True enough. My mother has raised an odd assortment of animals in distress — raccoons, ducks, turkeys, calves, iguanas — because they all needed her. She has a particularly strong mothering instinct when it comes to creatures on the verge of death. She has also taken care of my father through his decline. (“What is that thing outside, with legs that kick?” he asked her this morning. “The donkey,” she replied.) But this pigeon tops them all, at least in the amount of care he requires. My mother had to feed Birdy-Bird several times a day for weeks, popping mushy pieces of bread into his mouth until he could finally eat on his own. As someone who was occasionally forced to help, I can tell you it was a messy business that involved feathers, droppings, and scattered bits of crust.
“Just let Birdy-Bird in the house!” says my pragmatic five-year-old daughter, Eliana, who’s now in the kitchen with us.
“Absolutely not!” says my mother. “Whatever you do, do not let that bird in. He needs to learn to stay outside during the day. Besides, he has a crush on me. He won’t leave me alone.”
Right then my son Jake, who’s seven, bursts in the door, and the bird makes a dive for the opening. Mom yells, “I said don’t let that bird in!” I try to stop the pigeon with my hand, but he makes an amazing sidewise maneuver, brushes past my palm, and goes directly for my mother. He lands on her shoulder and starts preening his chest, the feathers a beautiful, soft gray with a green ring at the neck.
“Damn it,” my mother says.
“Oh, Birdy-Bird!” Eliana says. “Don’t you come near me!” She loves this bird but feigns fear of it in a coy sort of way.
The bird coos at Eliana and then pecks at my mother’s ear and coos again. Eliana is the one who named the bird, but now she says to my mother, “Let’s give Birdy-Bird a different name.”
“All right,” says my mom. “What do you pick?”
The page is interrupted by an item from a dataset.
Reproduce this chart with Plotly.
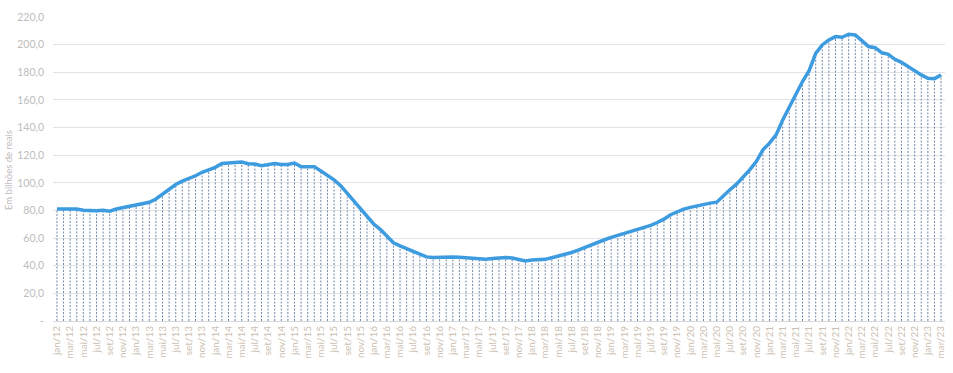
import plotly.graph_objects as go

meses = ["jan", "fev", "mar", "abr", "mai", "jun", "jul", "ago", "set", "out", "nov", "dez"]
categorias = [f"{meses[m]}/{a % 100:02d}" for a in range(2012, 2024) for m in range(12)][:135]

valores = [
    81.0, 81.0, 81.5, 81.0, 80.2, 79.8, 79.8, 80.2, 79.5, 81.0, 82.0, 82.4,
    83.6, 84.4, 85.9, 88.3, 91.7, 95.6, 98.8, 101.2, 102.9, 105.1, 107.6, 109.3,
    111.2, 114.0, 114.5, 115.0, 115.0, 113.8, 113.6, 112.4, 113.3, 114.0, 113.3, 113.3,
    114.3, 111.7, 111.7, 111.7, 108.6, 105.7, 102.1, 97.9, 92.5, 86.5, 81.0, 75.5,
    70.2, 66.3, 61.7, 56.6, 54.4, 52.5, 50.0, 48.1, 46.4, 45.9, 46.2, 46.7,
    46.4, 46.2, 45.9, 45.5, 45.0, 44.7, 45.2, 45.7, 45.9, 45.6, 44.5, 43.4,
    44.1, 44.6, 44.6, 45.8, 47.0, 48.4, 49.6, 51.3, 53.3, 54.9, 56.9, 58.8,
    60.5, 61.9, 63.4, 65.1, 66.0, 67.7, 69.2, 71.3, 73.7, 76.9, 79.0, 81.0,
    82.2, 83.4, 84.6, 85.3, 86.0, 90.8, 95.0, 99.0, 103.9, 109.4, 115.4, 123.9,
    128.7, 134.7, 145.5, 154.7, 164.3, 173.3, 181.2, 193.7, 199.8, 203.4, 205.8, 205.3,
    207.5, 207.0, 202.9, 198.6, 197.8, 194.2, 193.0, 189.4, 187.2, 184.1, 181.0, 178.1,
    175.7, 175.4, 178.1,
]

y_ticks = [0, 20, 40, 60, 80, 100, 120, 140, 160, 180, 200, 220]
y_labels = ["-"] + [f"{v},0" for v in y_ticks[1:]]
x_tick_idx = list(range(0, len(categorias), 2))
x_tick_labels = [categorias[i] for i in x_tick_idx]
y_title = "Em bilhões de reais"

idx = list(range(len(valores)))

# drop lines
dx, dy = [], []
for i, v in zip(idx, valores):
    dx += [i, i, None]
    dy += [0, v, None]

fig = go.Figure()
fig.add_trace(go.Scatter(
    x=dx, y=dy, mode="lines",
    line=dict(color="#7389aa", width=1, dash="2px,1.5px"),
    hoverinfo="skip", showlegend=False,
))
fig.add_trace(go.Scatter(
    x=idx, y=valores, mode="lines",
    line=dict(color="#3d9be0", width=3.5),
    showlegend=False,
))

L, R, T, B, W, H = 53, 8, 17, 52, 953, 373
fig.update_layout(
    width=W, height=H,
    margin=dict(l=L, r=R, t=T, b=B),
    plot_bgcolor="white", paper_bgcolor="white",
    font=dict(family="Lato, Carlito, sans-serif"),
    xaxis=dict(
        range=[-0.6, len(valores) - 0.4],
        tickmode="array", tickvals=x_tick_idx, ticktext=x_tick_labels,
        tickangle=-90, tickfont=dict(size=10, color="#cdbfb2"),
        showgrid=False, zeroline=False,
        showline=True, linecolor="#d9d9d9", linewidth=1,
        ticks="", automargin=False,
    ),
    yaxis=dict(
        range=[0, 220],
        tickmode="array", tickvals=y_ticks, ticktext=y_labels,
        tickfont=dict(size=10.5, color="#bdbdbd"),
        showgrid=True, gridcolor="#e0e4ea", gridwidth=1.3,
        zeroline=False, ticks="", ticklen=0, automargin=False,
        ticklabelstandoff=8,
    ),
    annotations=[dict(
        text=y_title, textangle=-90, showarrow=False,
        xref="paper", yref="paper",
        x=(8 - L) / (W - L - R), y=(H - B - 170) / (H - T - B),
        xanchor="center", yanchor="middle",
        font=dict(size=9.5, color="#bdbdbd"),
    )],
)

fig.write_html(
    "out.html",
    config={"displayModeBar": False},
    post_script="document.body.style.margin='0px';document.body.style.overflow='hidden';",
)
“Pecker,” says Eliana, “because he’s always pecking you.”
My mom and I share an amused-adult glance. Pecker. Very funny. Even my dad smiles.
“Actually he does it all the time,” my mom says.
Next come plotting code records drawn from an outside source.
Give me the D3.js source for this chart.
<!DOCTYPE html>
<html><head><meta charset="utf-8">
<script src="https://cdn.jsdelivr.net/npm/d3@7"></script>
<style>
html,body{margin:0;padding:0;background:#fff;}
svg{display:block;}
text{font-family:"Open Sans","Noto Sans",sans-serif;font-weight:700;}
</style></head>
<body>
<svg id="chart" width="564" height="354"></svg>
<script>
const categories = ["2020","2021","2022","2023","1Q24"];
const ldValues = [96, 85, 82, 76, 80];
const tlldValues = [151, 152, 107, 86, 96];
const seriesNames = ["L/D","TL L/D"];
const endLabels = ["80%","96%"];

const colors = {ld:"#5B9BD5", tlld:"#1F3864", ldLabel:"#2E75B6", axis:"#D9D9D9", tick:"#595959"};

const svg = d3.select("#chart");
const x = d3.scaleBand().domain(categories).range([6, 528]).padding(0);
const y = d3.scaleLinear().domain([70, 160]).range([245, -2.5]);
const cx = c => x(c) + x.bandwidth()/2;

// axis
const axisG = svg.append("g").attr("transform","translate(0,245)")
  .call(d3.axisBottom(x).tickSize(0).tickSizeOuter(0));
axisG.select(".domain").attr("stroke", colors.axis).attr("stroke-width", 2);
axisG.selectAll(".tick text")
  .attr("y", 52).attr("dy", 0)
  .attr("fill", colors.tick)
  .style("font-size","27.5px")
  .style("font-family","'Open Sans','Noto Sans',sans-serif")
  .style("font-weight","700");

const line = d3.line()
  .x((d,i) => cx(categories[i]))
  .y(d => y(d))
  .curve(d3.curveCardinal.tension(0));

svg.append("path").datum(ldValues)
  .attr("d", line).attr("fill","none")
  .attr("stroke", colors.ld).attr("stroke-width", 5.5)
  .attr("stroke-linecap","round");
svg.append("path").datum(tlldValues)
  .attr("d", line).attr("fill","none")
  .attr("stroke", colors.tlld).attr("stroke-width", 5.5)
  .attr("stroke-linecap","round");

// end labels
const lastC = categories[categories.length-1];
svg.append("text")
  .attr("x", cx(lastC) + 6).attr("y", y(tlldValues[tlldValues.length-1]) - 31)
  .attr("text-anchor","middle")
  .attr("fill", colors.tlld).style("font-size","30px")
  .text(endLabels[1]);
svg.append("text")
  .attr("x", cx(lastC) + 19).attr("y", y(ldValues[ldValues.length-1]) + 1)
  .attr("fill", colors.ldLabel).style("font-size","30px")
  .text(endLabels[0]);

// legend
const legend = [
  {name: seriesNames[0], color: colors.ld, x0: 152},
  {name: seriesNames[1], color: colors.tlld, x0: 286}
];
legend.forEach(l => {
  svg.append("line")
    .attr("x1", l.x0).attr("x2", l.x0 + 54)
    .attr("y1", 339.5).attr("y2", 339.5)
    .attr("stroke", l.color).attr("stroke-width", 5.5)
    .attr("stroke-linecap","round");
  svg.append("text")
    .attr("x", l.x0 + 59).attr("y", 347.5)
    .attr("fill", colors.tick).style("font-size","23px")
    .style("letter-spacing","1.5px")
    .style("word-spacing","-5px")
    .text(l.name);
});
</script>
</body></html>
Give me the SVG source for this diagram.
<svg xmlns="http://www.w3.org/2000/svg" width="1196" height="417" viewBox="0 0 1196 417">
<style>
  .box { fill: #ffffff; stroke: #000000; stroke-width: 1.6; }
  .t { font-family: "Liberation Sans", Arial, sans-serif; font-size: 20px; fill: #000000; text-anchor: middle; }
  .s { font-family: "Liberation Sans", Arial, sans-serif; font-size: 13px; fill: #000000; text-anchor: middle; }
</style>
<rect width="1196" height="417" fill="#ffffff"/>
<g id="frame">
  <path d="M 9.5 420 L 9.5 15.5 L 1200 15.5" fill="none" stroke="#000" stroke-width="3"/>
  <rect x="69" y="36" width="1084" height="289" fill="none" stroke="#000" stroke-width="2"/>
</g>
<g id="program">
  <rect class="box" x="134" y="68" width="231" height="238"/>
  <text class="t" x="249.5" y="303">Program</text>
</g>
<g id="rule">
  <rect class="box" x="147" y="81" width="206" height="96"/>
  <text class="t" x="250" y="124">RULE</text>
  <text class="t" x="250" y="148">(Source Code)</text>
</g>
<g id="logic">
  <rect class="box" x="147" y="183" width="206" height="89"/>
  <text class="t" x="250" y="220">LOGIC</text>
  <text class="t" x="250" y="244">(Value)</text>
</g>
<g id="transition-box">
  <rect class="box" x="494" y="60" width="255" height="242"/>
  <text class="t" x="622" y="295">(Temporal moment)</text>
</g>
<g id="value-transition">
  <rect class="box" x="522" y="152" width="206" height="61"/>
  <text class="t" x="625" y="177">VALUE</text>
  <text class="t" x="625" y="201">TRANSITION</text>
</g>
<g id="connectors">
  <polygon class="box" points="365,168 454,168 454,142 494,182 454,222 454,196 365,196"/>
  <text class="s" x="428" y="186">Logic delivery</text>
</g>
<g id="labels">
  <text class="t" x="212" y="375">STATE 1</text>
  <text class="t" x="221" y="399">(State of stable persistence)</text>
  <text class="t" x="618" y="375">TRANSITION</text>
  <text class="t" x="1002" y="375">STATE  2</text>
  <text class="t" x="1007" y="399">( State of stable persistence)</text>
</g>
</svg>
At first I think she means peck her, which I’ve seen him do often — walk down her arm to her hand and peck at her fingers gently. But this is not what she means.
“Watch this,” my mother says. She holds her arm out and cocks her hand as if holding a coffee cup. Birdy-Bird walks down the flannel sleeve of her shirt and stands there at her wrist, eyeing us all. “Maybe he won’t do it right now — too many people watching. No, no, here he goes. Watch this!”
The pigeon lowers his butt and starts flapping his wings wildly as he thrusts himself against the fleshy part of my mom’s palm. Oh, the flurry of wings, the undulations of bird body! I cover my mouth with my hand in surprise, or maybe embarrassment, or possibly disgust. Birdy-Bird then stands on my mother’s hand, puffs out his chest, and walks back up her arm to her shoulder. She looks just as proud as he does. On her hand, near the thumb, is a thin line of clear fluid.
“Huh,” I say. “That’s pigeon sperm?”
“Yes,” says my mother.
“Wow, Mom. I just don’t know what to say about that.” I rub my eyes as if exhausted.
“Don’t be so boring. You’re always so boring.” She plops the bird on my shoulder and goes to find a slide for her microscope among the mail and apples and cucumbers on her counter, mumbling something about how she and Dad haven’t seen any live sperm yet, but that may be because the bird is not fully mature. “You and your dumb, busy, safe life. Death comes flying at us! Didn’t you read Zorba the Greek? What’s wrong with you?” she says. “Want to see his privates?”
Before I can object, she grabs the bird, places her hands over his wings, and turns him over, using her fingers to spread the feathers apart. There is a tiny slit. My father and children come over to have a look.
“What’s sperm?” asks Eliana.
“Oh, boy,” says Jake.
“Let’s talk about that later,” I say.
“Yes,” says my dad.
My mother puts the bird back on her shoulder and tells us that every morning, while she’s trying to read the paper in bed, the pigeon flies into her room from the laundry room, where he sleeps at night in a cardboard box next to the canaries. He lands on her hand, “does his business,” and then flies away. Sometimes he comes back a few minutes later and does it again. She puts out her arm so he can get it over with and leave her alone. She makes a comment to us about “men and their needs.”
My son shrugs and quotes my mantra, which I stole from Peter Pan: “Life is a very grand adventure!”
“It sure is,” says my mom.
My dad mutters something to the effect that he should be jealous; then he starts to make bacon. He forgets the frying pan again and starts to place the bacon directly on the burner. My mom flings the bird outside and explains to Dad that the bacon needs to go inside the pan. Then she washes her hand and does the dishes while she’s at it. My son runs outside to chase the chickens. My daughter nods at my brief explanation of sex and says she loves me. I help my father turn the bacon in the pan, then lead him to his chair, because he suddenly looks as if he’s forgotten what he’s doing.
Meanwhile the bird has flown back to the window. Tick-TICK-tick. He has all that space out there — the whole world in which to fly — and yet he remains here, pecking. I tilt my head at him, stare him down. In the near future I may end up spooning food into my parents’ mouths the way my mother did with Birdy-Bird. May I be as loyal to them as she is to this pigeon.